Version 0.3.3 (2024-10-19)

  • Pre-Release Update:
    • Added buffer_size and stream arguments.
      • Choose Pre-Decoded Frame buffer size, and pass your own cuda stream.
    • Some random cleanup and small refactorings.

Version 0.3.1 (2024-10-17)

  • Pre-Release Update:
    • Adjusted Frame Range End in VideoReader to be exclusive to match cv2 behavior.
    • Removed unnecessary error throws.
    • Encoder Functionality: Now fully operational for both CPU and CUDA.

Version 0.3.0 (2024-10-17)

  • Pre-Release Update:
    • Renamed from ffmpy to CeLux.
    • Created official pypi release.
    • Refactored to split cpu and cuda backends.

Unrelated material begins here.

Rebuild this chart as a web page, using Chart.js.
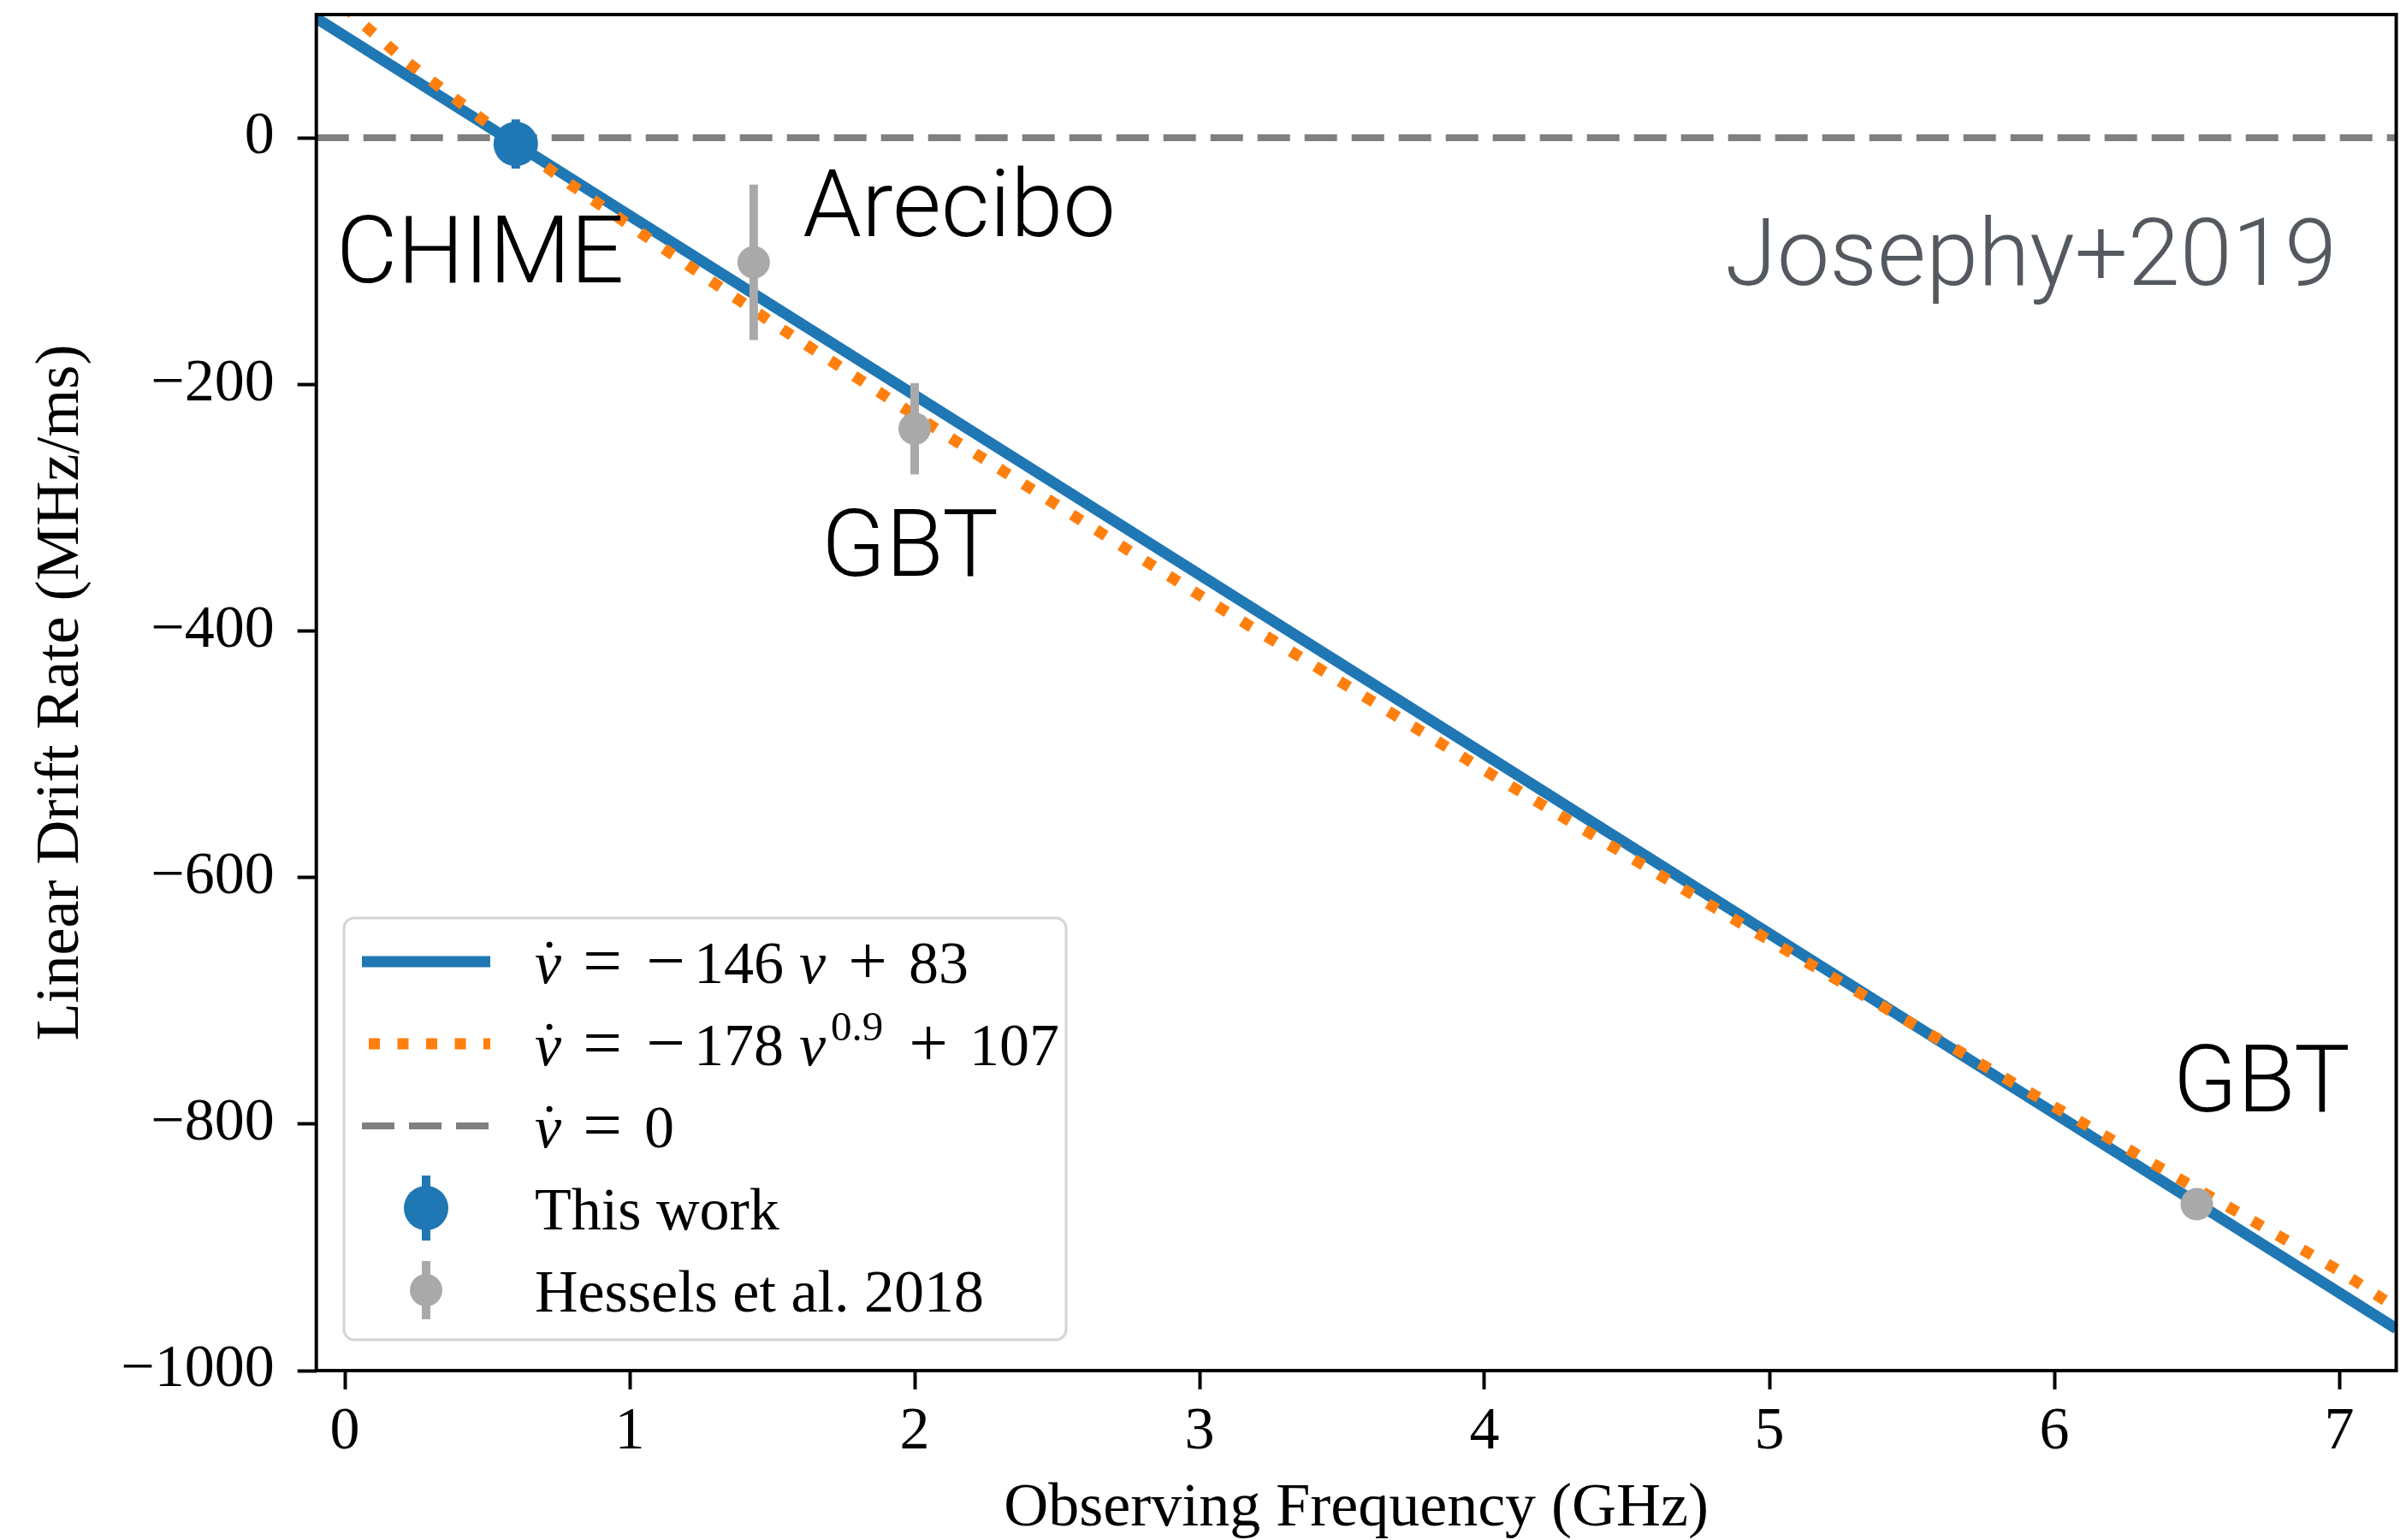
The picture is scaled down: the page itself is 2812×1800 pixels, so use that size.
<!DOCTYPE html>
<html>
<head>
<meta charset="utf-8">
<script src="https://cdn.jsdelivr.net/npm/chart.js@4.4.1/dist/chart.umd.min.js"></script>
<style>
  html, body { margin: 0; padding: 0; background: #fff; }
  canvas { display: block; }
</style>
</head>
<body>
<canvas id="driftChart" width="2812" height="1800"></canvas>
<script>
// fitted drift-rate curves, frequency in GHz, rate in MHz/ms
const linearFitFreq = [-0.1, 7.2];
const linearFitRate = [97, -966];

const powerFitFreq = [0, 0.05, 0.1, 0.2, 0.3, 0.5, 0.75, 1, 1.5, 2, 3, 4, 5, 6, 7, 7.2];
const powerFitRate = [107, 95, 85, 65, 47, 12, -31, -71, -150, -225, -371, -513, -651, -786, -919, -949];

const zeroLineFreq = [-0.1, 7.2];
const zeroLineRate = [0, 0];

// measurements
const chimeFreq = [0.6];
const chimeRate = [-5];
const chimeErr = [20];

const hesselsFreq = [1.435, 2.0, 6.5];
const hesselsRate = [-101, -236, -865];
const hesselsErr = [63, 37, 6];

// axis ticks
const freqTicks = [0, 1, 2, 3, 4, 5, 6, 7];
const rateTicks = [-1000, -800, -600, -400, -200, 0];

const toPoints = (xs, ys) => xs.map((x, i) => ({ x: x, y: ys[i] }));

const BLUE = '#1f77b4';
const ORANGE = '#ff7f0e';
const GRAY = '#7f7f7f';
const LIGHT_GRAY = '#a9a9a9';
const SERIF = '"Liberation Serif", "DejaVu Serif", serif';
const SANS = 'Roboto, "Liberation Sans", sans-serif';

// error bars go under the markers of the same dataset
const errorBarPlugin = {
    id: 'errorBars',
    beforeDatasetDraw(chart, args) {
        const ds = chart.data.datasets[args.index];
        if (!ds.errors) return;
        const { ctx, scales: { x, y } } = chart;
        ctx.save();
        ctx.strokeStyle = ds.backgroundColor;
        ctx.lineWidth = ds.errorWidth;
        ds.data.forEach((p, i) => {
            const px = x.getPixelForValue(p.x);
            ctx.beginPath();
            ctx.moveTo(px, y.getPixelForValue(p.y + ds.errors[i]));
            ctx.lineTo(px, y.getPixelForValue(p.y - ds.errors[i]));
            ctx.stroke();
        });
        ctx.restore();
    }
};

// box around the axes
const framePlugin = {
    id: 'frame',
    afterDatasetsDraw(chart) {
        const { ctx, chartArea: a } = chart;
        ctx.save();
        ctx.strokeStyle = '#000';
        ctx.lineWidth = 4;
        ctx.strokeRect(a.left, a.top, a.right - a.left, a.bottom - a.top);
        ctx.restore();
    }
};

// telescope names, anchored in data coordinates (left edge, baseline)
const siteNotes = [
    { text: 'CHIME', x: -0.03, y: -117, color: '#000' },
    { text: 'Arecibo', x: 1.607, y: -80, color: '#000' },
    { text: 'GBT', x: 1.673, y: -355, color: '#000' },
    { text: 'GBT', x: 6.417, y: -790, color: '#000' },
    { text: 'Josephy+2019', x: 4.844, y: -119, color: '#54595f' }
];

const notesPlugin = {
    id: 'notes',
    afterDraw(chart) {
        const { ctx, scales: { x, y } } = chart;
        ctx.save();
        ctx.font = '300 110px ' + SANS;
        ctx.textAlign = 'left';
        ctx.textBaseline = 'alphabetic';
        siteNotes.forEach(n => {
            ctx.fillStyle = n.color;
            ctx.fillText(n.text, x.getPixelForValue(n.x), y.getPixelForValue(n.y));
        });
        ctx.restore();
    }
};

// hand drawn legend so the math labels can be set properly
function drawMath(ctx, parts, x, baseline, size) {
    parts.forEach(p => {
        const cx = x + p.at;
        ctx.textAlign = 'left';
        if (p.sup) {
            ctx.font = `${Math.round(size * 0.7)}px ${SERIF}`;
            ctx.fillText(p.t, cx, baseline - size * 0.42);
        } else if (p.it) {
            ctx.font = `italic ${size}px ${SERIF}`;
            ctx.fillText(p.t, cx, baseline);
        } else if (p.op) {
            // operators are wider in the original math font, centre them on their slot
            ctx.font = `${Math.round(size * 1.15)}px ${SERIF}`;
            ctx.textAlign = 'center';
            ctx.fillText(p.t, cx, baseline + size * 0.02);
        } else {
            ctx.font = `${size}px ${SERIF}`;
            ctx.fillText(p.t, cx, baseline);
        }
        if (p.dot) {
            const w = ctx.measureText(p.t).width;
            ctx.beginPath();
            ctx.arc(cx + w * 0.55, baseline - size * 0.64, size * 0.05, 0, Math.PI * 2);
            ctx.fill();
        }
    });
}

const nuDot = { t: 'ν', it: true, dot: true, at: 0 };

const legendRows = [
    {
        kind: 'line', color: BLUE, width: 13, dash: [], from: 423,
        parts: [nuDot, { t: '=', op: true, at: 79 }, { t: '−', op: true, at: 153 }, { t: '146', at: 186 },
            { t: 'ν', it: true, at: 309 }, { t: '+', op: true, at: 389 }, { t: '83', at: 437 }]
    },
    {
        kind: 'line', color: ORANGE, width: 13, dash: [13, 20.5], from: 431,
        parts: [nuDot, { t: '=', op: true, at: 79 }, { t: '−', op: true, at: 153 }, { t: '178', at: 186 },
            { t: 'ν', it: true, at: 309 }, { t: '0.9', sup: true, at: 346 }, { t: '+', op: true, at: 460 }, { t: '107', at: 508 }]
    },
    {
        kind: 'line', color: GRAY, width: 8, dash: [38, 17], from: 423,
        parts: [nuDot, { t: '=', op: true, at: 79 }, { t: '0', at: 128 }]
    },
    { kind: 'point', color: BLUE, radius: 26, bar: 38, parts: [{ t: 'This work', at: 0 }] },
    { kind: 'point', color: LIGHT_GRAY, radius: 19, bar: 34, parts: [{ t: 'Hessels et al. 2018', at: 0 }] }
];

const legendPlugin = {
    id: 'mathLegend',
    afterDraw(chart) {
        const ctx = chart.ctx;
        const box = { left: 402, top: 1073, right: 1246, bottom: 1566 };
        ctx.save();
        ctx.beginPath();
        ctx.roundRect(box.left, box.top, box.right - box.left, box.bottom - box.top, 12);
        ctx.fillStyle = 'rgba(255,255,255,0.8)';
        ctx.fill();
        ctx.strokeStyle = '#d4d4d4';
        ctx.lineWidth = 3;
        ctx.stroke();

        legendRows.forEach((row, i) => {
            const cy = 1124 + i * 96;
            if (row.kind === 'line') {
                ctx.beginPath();
                ctx.setLineDash(row.dash);
                ctx.lineCap = 'butt';
                ctx.strokeStyle = row.color;
                ctx.lineWidth = row.width;
                ctx.moveTo(row.from, cy);
                ctx.lineTo(573, cy);
                ctx.stroke();
                ctx.setLineDash([]);
            } else {
                ctx.strokeStyle = row.color;
                ctx.fillStyle = row.color;
                ctx.lineWidth = 10;
                ctx.beginPath();
                ctx.moveTo(498, cy - row.bar);
                ctx.lineTo(498, cy + row.bar);
                ctx.stroke();
                ctx.beginPath();
                ctx.arc(498, cy, row.radius, 0, Math.PI * 2);
                ctx.fill();
            }
            ctx.fillStyle = '#000';
            ctx.textBaseline = 'alphabetic';
            drawMath(ctx, row.parts, 625, cy + 25, 70);
        });
        ctx.restore();
    }
};

const minusLabel = v => (v < 0 ? '−' + Math.abs(v) : String(v));

const noPadding = scale => {
    scale.paddingTop = 0;
    scale.paddingBottom = 0;
    scale.paddingLeft = 0;
    scale.paddingRight = 0;
};

new Chart(document.getElementById('driftChart').getContext('2d'), {
    type: 'line',
    data: {
        datasets: [
            {
                label: 'This work',
                data: toPoints(chimeFreq, chimeRate),
                errors: chimeErr,
                errorWidth: 10,
                showLine: false,
                pointRadius: 26,
                pointBorderWidth: 0,
                backgroundColor: BLUE,
                borderColor: BLUE,
                order: 0
            },
            {
                label: 'Hessels et al. 2018',
                data: toPoints(hesselsFreq, hesselsRate),
                errors: hesselsErr,
                errorWidth: 10,
                showLine: false,
                pointRadius: 19,
                pointBorderWidth: 0,
                backgroundColor: LIGHT_GRAY,
                borderColor: LIGHT_GRAY,
                order: 1
            },
            {
                label: 'linear fit',
                data: toPoints(linearFitFreq, linearFitRate),
                borderColor: BLUE,
                borderWidth: 13,
                pointRadius: 0,
                tension: 0,
                clip: 0,
                order: 3
            },
            {
                label: 'power-law fit',
                data: toPoints(powerFitFreq, powerFitRate),
                borderColor: ORANGE,
                borderWidth: 13,
                borderDash: [13, 20.5],
                borderCapStyle: 'butt',
                pointRadius: 0,
                tension: 0,
                clip: 0,
                order: 2
            },
            {
                label: 'zero',
                data: toPoints(zeroLineFreq, zeroLineRate),
                borderColor: GRAY,
                borderWidth: 8,
                borderDash: [38, 17],
                pointRadius: 0,
                clip: 0,
                order: 4
            }
        ]
    },
    options: {
        responsive: false,
        animation: false,
        devicePixelRatio: 1,
        events: [],
        layout: {
            autoPadding: false,
            padding: { top: 17, right: 11.4, left: 0, bottom: 0 }
        },
        plugins: {
            legend: { display: false },
            tooltip: { enabled: false }
        },
        scales: {
            x: {
                type: 'linear',
                min: -0.1,
                max: 7.2,
                afterBuildTicks: scale => {
                    scale.ticks = freqTicks.map(v => ({ value: v }));
                },
                afterFit: scale => {
                    scale.height = 198;
                    noPadding(scale);
                },
                border: { display: false },
                grid: {
                    drawOnChartArea: false,
                    drawTicks: true,
                    tickLength: 22,
                    tickWidth: 4,
                    tickColor: '#000'
                },
                ticks: {
                    padding: 9,
                    color: '#000',
                    font: { family: SERIF, size: 70 },
                    maxRotation: 0,
                    callback: minusLabel
                },
                title: {
                    display: true,
                    text: 'Observing Frequency (GHz)',
                    color: '#000',
                    font: { family: SERIF, size: 72, lineHeight: 1 },
                    padding: { top: 0, bottom: 0 }
                }
            },
            y: {
                type: 'linear',
                min: -1000,
                max: 100,
                afterBuildTicks: scale => {
                    scale.ticks = rateTicks.map(v => ({ value: v }));
                },
                afterFit: scale => {
                    scale.width = 369.7;
                    noPadding(scale);
                },
                border: { display: false },
                grid: {
                    drawOnChartArea: false,
                    drawTicks: true,
                    tickLength: 22,
                    tickWidth: 4,
                    tickColor: '#000'
                },
                ticks: {
                    padding: 27,
                    color: '#000',
                    font: { family: SERIF, size: 70 },
                    callback: minusLabel
                },
                title: {
                    display: true,
                    text: 'Linear Drift Rate (MHz/ms)',
                    color: '#000',
                    font: { family: SERIF, size: 72, lineHeight: 1 },
                    padding: { top: 36, bottom: 0 }
                }
            }
        }
    },
    plugins: [errorBarPlugin, framePlugin, notesPlugin, legendPlugin]
});
</script>
</body>
</html>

Version 0.2.6 (2024-10-15)

  • Pre-Release Update:
    • Removed Numpy support in favor of PyTorch tensors with GPU/CPU support.
    • Added NV12ToBGR, BGRToNV12, and NV12ToNV12 conversion modules.
    • Fixed several minor issues.
    • Updated documentation and examples.

Version 0.2.2 (2024-10-14)

  • Pre-Release Update:
    • Fixed several minor issues.

    • Made VideoReader and VideoWriter callable.

    • Created BGR conversion modules.

    • Added frame range (in/out) arguments.

      with VideoReader('input.mp4')([10, 20]) as reader:
          for frame in reader:
              print(f"Processing frame {frame}")

Version 0.2.1 (2024-10-13)

  • Pre-Release Update:
    • Adjusted Python bindings to use snake_case.
    • Added .pyi stub files to .whl.
    • Adjusted dtype arguments to (uint8, float32, float16).
    • Added GitHub Actions for new releases.
    • Added HW Accel Encoder support, direct encoding from numpy/tensors.
    • Added has_audio property to VideoReader.get_properties().

Version 0.1.1 (2024-10-06)

  • Pre-Release Update:
    • Implemented support for multiple data types (uint8, float, half).
    • Provided example usage and basic documentation.